Dementia is a general term for a decline in mental ability severe enough to interfere with daily life. The internationally used Mini-Mental State Examination is a 30-point questionnaire, which is extensively used in medicine and research to measure cognitive impairment. Depending on the experience of the physician and the cognitive state of the patient the administration of the test takes between 5 and 10 minutes and examines functions including awareness, attention, recall, language, ability to follow simple commands and orientation. Due to its standardisation, validity, short administration period and ease of use, it is widely used as a reliable screening tool for dementia.

We utilize inexpensive, off-the-shelf consumer hardware to capture speech and handwriting, allowing us to evaluate cognitive impairment automatically. The ease of use and the wide availability of the deployed hardware makes the system accessible to both clinicians and home users and can be used to gather large data sets. For the speech dialogue we employ a Google speech assistant in conjunction with a custom dialogue manager running on our server. To capture tasks involving handwriting we use a digital pen, which streams the user’s input to our server. Based on the traditional scoring method we adopted an automated version that is able to score user input automatically and in real-time, analyzing both, the spoken as well as the sketched parts of the MMSE.

The technical architecture of our distributed, web-based infrastructure is shown above. As can be seen, at the computational level, there are two intelligent user interfaces, one for the patient (speech and digital pen interaction) and one for the caregiver (therapist interface). Raw pen data is sent to the document processing and indexing server. The pen data processing server provides aggregated pen events in terms of content-based interpretations in RDF (Resource Description Framework). The resulting documents are sent to the data warehouse, together with the RDF structured data. This structured data contains the recognised shapes and text, and text labels, for example. The system attempts to classify each pen stroke and stroke group in a drawing. Speech input from the patient is captured and send to the dialogue processing server, which provides structured speech recognition results.

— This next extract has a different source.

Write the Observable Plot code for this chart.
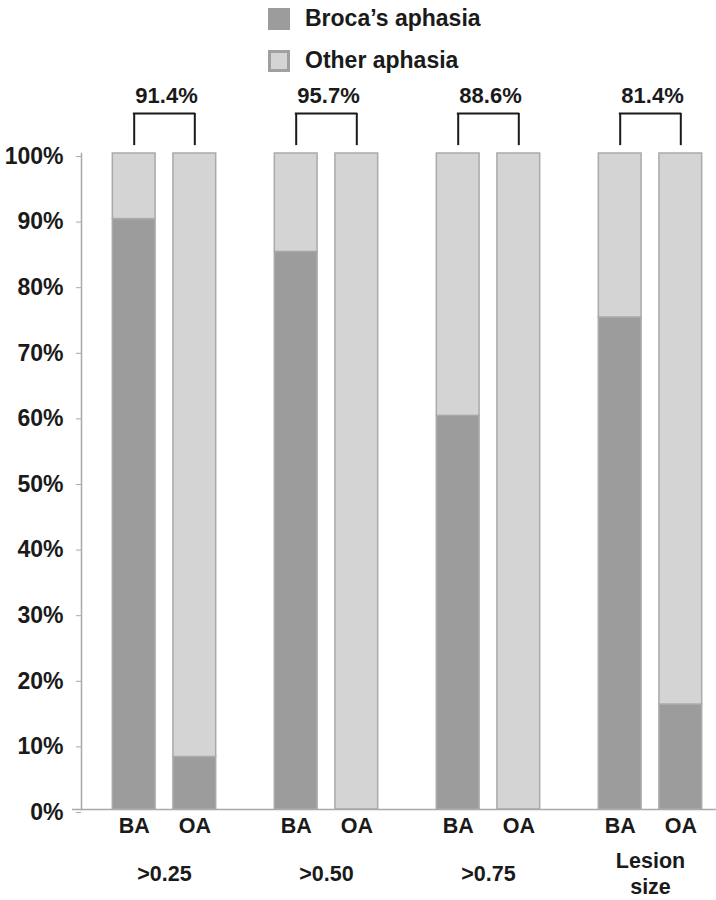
<!DOCTYPE html>
<html>
<head>
<meta charset="utf-8">
<script src="https://cdn.jsdelivr.net/npm/d3@7"></script>
<script src="https://cdn.jsdelivr.net/npm/@observablehq/plot@0.6"></script>
<style>
  html, body { margin: 0; padding: 0; background: #fff; }
  body { width: 716px; font-family: "Liberation Sans", Arial, sans-serif; color: #1a1a1a; }
  #legend { position: relative; height: 80px; }
  .item { position: absolute; left: 268px; display: flex; align-items: center; font-size: 23px; font-weight: bold; }
  .sw { width: 22px; height: 22px; box-sizing: border-box; margin-right: 15px; }
</style>
</head>
<body>
<div id="legend"></div>
<div id="chart"></div>
<script>
// ---- data ----
const groups = [">0.25", ">0.50", ">0.75", "Lesion size"];
const groupLabels = [">0.25", ">0.50", ">0.75", "Lesion\nsize"];
const subCategories = ["BA", "OA"];
const seriesNames = ["Broca\u2019s aphasia", "Other aphasia"];
// share classified as Broca's aphasia, for BA and OA patients
const brocaShareBA = [0.90, 0.85, 0.60, 0.75];
const brocaShareOA = [0.08, 0.00, 0.00, 0.16];
const accuracy = [91.4, 95.7, 88.6, 81.4];
const yTicks = [0, 0.1, 0.2, 0.3, 0.4, 0.5, 0.6, 0.7, 0.8, 0.9, 1.0];

// ---- styles ----
const darkFill = "#9c9c9c", lightFill = "#d4d4d4", edge = "#a9a9a9", ink = "#1a1a1a";
const offset = 30.3;              // half distance between BA and OA bar centres (px)
const barInset = (162.25 - 43) / 2;

// legend (HTML, above the svg)
const legend = document.getElementById("legend");
[[seriesNames[0], darkFill, "none", 5], [seriesNames[1], lightFill, "3px solid #a0a0a0", 47]].forEach(([name, fill, border, top]) => {
  const it = document.createElement("div");
  it.className = "item";
  it.style.top = top + "px";
  const sw = document.createElement("div");
  sw.className = "sw";
  sw.style.background = fill;
  sw.style.border = border;
  const tx = document.createElement("span");
  tx.textContent = name;
  it.append(sw, tx);
  legend.append(it);
});

// long table for stacking
const rows = [];
groups.forEach((g, i) => {
  [brocaShareBA[i], brocaShareOA[i]].forEach((b, j) => {
    rows.push({group: g, sub: subCategories[j], series: seriesNames[0], share: b});
    rows.push({group: g, sub: subCategories[j], series: seriesNames[1], share: 1 - b});
  });
});

const barMarks = subCategories.map((s, j) => Plot.barY(rows.filter(d => d.sub === s), {
  x: "group", y: "share", fill: "series", stroke: edge, strokeWidth: 1.5,
  order: seriesNames, insetLeft: barInset, insetRight: barInset, dx: j === 0 ? -offset : offset
}));

const chart = Plot.plot({
  width: 716,
  height: 820,
  marginTop: 73,
  marginBottom: 91,
  marginLeft: 81,
  marginRight: 0,
  style: {fontFamily: "'Liberation Sans', Arial, sans-serif", color: ink, background: "#fff", overflow: "visible"},
  x: {domain: groups, range: [82.6, 731.6], padding: 0, axis: null},
  y: {domain: [0, 1], axis: null, label: null},
  color: {domain: seriesNames, range: [darkFill, lightFill]},
  marks: [
    ...barMarks,
    Plot.frame({anchor: "left", stroke: edge, strokeWidth: 1.5}),
    Plot.ruleY([0], {stroke: edge, strokeWidth: 1.5, insetLeft: -9}),
    Plot.axisY({ticks: yTicks, tickFormat: d3.format(".0%"), tickSize: 5, tickPadding: 13, label: null,
      stroke: edge, fill: ink, fontSize: 23, fontWeight: "bold", dy: 3}),
    // BA / OA labels
    ...subCategories.map((s, j) => Plot.text(groups, {x: d => d, text: () => s, frameAnchor: "bottom",
      dy: 23, dx: j === 0 ? -offset : offset, fontSize: 21.5, fontWeight: "bold", fill: ink})),
    // group labels
    Plot.text(groups, {x: d => d, text: (d, i) => groupLabels[i], frameAnchor: "bottom", dy: 63,
      lineAnchor: "middle", lineHeight: 1.22, fontSize: 21.5, fontWeight: "bold", fill: ink}),
    // brackets
    ...[-offset, offset].map(o => Plot.ruleX(groups, {x: d => d, y1: 1.012, y2: 1.061, dx: o, stroke: ink, strokeWidth: 2})),
    Plot.tickY(groups, {x: d => d, y: 1.061, insetLeft: 162.25 / 2 - offset - 1, insetRight: 162.25 / 2 - offset - 1, stroke: ink, strokeWidth: 2}),
    Plot.text(groups, {x: d => d, text: (d, i) => accuracy[i].toFixed(1) + "%", frameAnchor: "top", dy: -66, dx: 2,
      fontSize: 22, fontWeight: "bold", fill: ink})
  ]
});
document.getElementById("chart").append(chart);
</script>
</body>
</html>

Our second user interface is based on the data warehouse data, and is designed for the practicing clinician. This therapist interface, where the real-time interpretations of the speech dialogue and stroke data are available in RDF, is meant to advance existing neuropsychological testing technology. We display (1) summative statistics of assessment performances, (2) transcribed and scored speech input, (3) real-time test parameters of the sketch tests, and (4) real-time information about pen features such as tremor and in-air time of the digital pen.
These visualisations are based on the set of over 100 signal-level features about the dynamic process of writing. Overall we devised a set of algorithms and classifiers that convert imprecise requirements from the original scoring system, such as “All 10 angles must be present and two must intersect.” to unbiased scores based on the raw handwriting input. Our caregiver interface also provides previously captured real-time data (e.g., for a slow-motion playback), and classifies the analyzed high-precision information about the filling process, opening up the possibility of detecting and visualising subtle cognitive impairments.

In addition, we take into account multiple sensor data provided by the smartpen, which currently cannot be measured easily by the human observer. Information about velocity, pressure, air-time and other features can bring vital insights about the patient’s cognitive state and handwriting behavior. We are currently extending our system to provide such feedback to therapists, based on more than one hundred distinct handwriting features.

Our current setup consists of 3 main components: a speech dialogue hardware interface, a cloud-based speech recognition service and a backend server. In order to allow easy deployment and large scale usage we decided to use the Google Home Mini as a hardware device and frontend for the speech dialogue. It contains a speaker and a microphone and can connect to a wireless network. We deployed our custom application to the device using the Google Dialogflow framework, which receives input coming from the hardware device. Our custom backend service is registered inside our Google Dialogflow application, enabling us to manage the dialogue and directly evaluate the given answers in real-time.